Sunday, March 22, 2015

The Greece Issue Breeds Brinkmanship in the Eurozone

By THE EDITORIAL BOARDMARCH 20, 2015

The New York Times

Nobody expected that the discussions between Greece and the rest of the eurozone about a new loan agreement would go smoothly. But things seem to be going even worse than expected, with both sides sniping at each other and refusing to engage in meaningful negotiations.


Last month, Greece and its lenders — the 18 other countries that use the euro, the European Central Bank and the International Monetary Fund — agreed to extend a 240 billion euro (about $260 billion) bailout program for four months while they worked on a permanent deal. The hope was that during this time, Greece would start making changes like improving tax collection and reducing senseless regulations that make it hard to do business in the country. In exchange, Greece’s creditors would give it more leeway in how and when it paid back its loans.
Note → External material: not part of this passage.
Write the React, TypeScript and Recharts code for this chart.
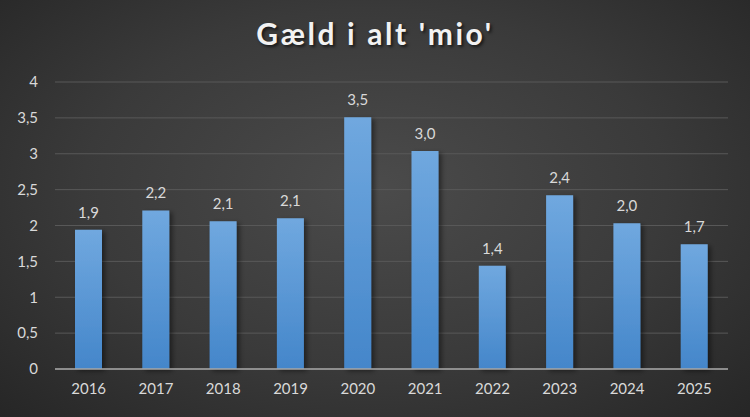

But with debt repayments coming due, and fears mounting about a possible Greek default and exit from the euro, both sides seemed more eager to annoy each other than to grapple with fundamental issues. Greece’s prime minister, Alexis Tsipras, has been demanding German reparations for World War II, which seems almost beside the point. The German finance minister, Wolfgang Schäuble, has antagonized Greece with some name-calling, describing its finance minister as naïve.

The tone was much more civil and hopeful after a Thursday meeting in Brussels of top officials from Greece, Germany, France and various European institutions. But the leaders did not resolve any of their big disagreements, leaving the onus on Greece to produce a new list of policy changes to reform its hobbled economy. The two sides have squabbled over the wisdom of welfare measures like the food stamps, free electricity and housing allowances for the poor approved by Greek lawmakers on Wednesday. Some of these steps are necessary given the high rates of unemployment, hunger and homelessness in Greece, but they irritated European finance ministers who insist that Greece get its public spending under control.

The reality is that Greece and the rest of Europe have to find a way to live together. The eurozone might be able to survive if Greece decides to go back to using its own currency, but such an outcome will cast a pall over the entire European experiment by raising the possibility that other countries, like Portugal, Spain and Italy, might someday also decide to leave. And for Greece, leaving the euro would mean the government would have to default on its debts and would be unable to borrow money on the global market. The savings of its people would become much less valuable, and some large companies would feel compelled to move out of the country.


There is no doubt that Mr. Tsipras needs to move quickly to reform the Greek economy, which is running low on cash. Tax collections have fallen since his left-wing party, Syriza, took power in January; Greek businesses are complaining that they are not being paid for work they’ve done for the government; and some bigger companies have started moving cash to London. But pushing Greece into default by withholding the short-term financing it needs to pay its bills would be courting disaster.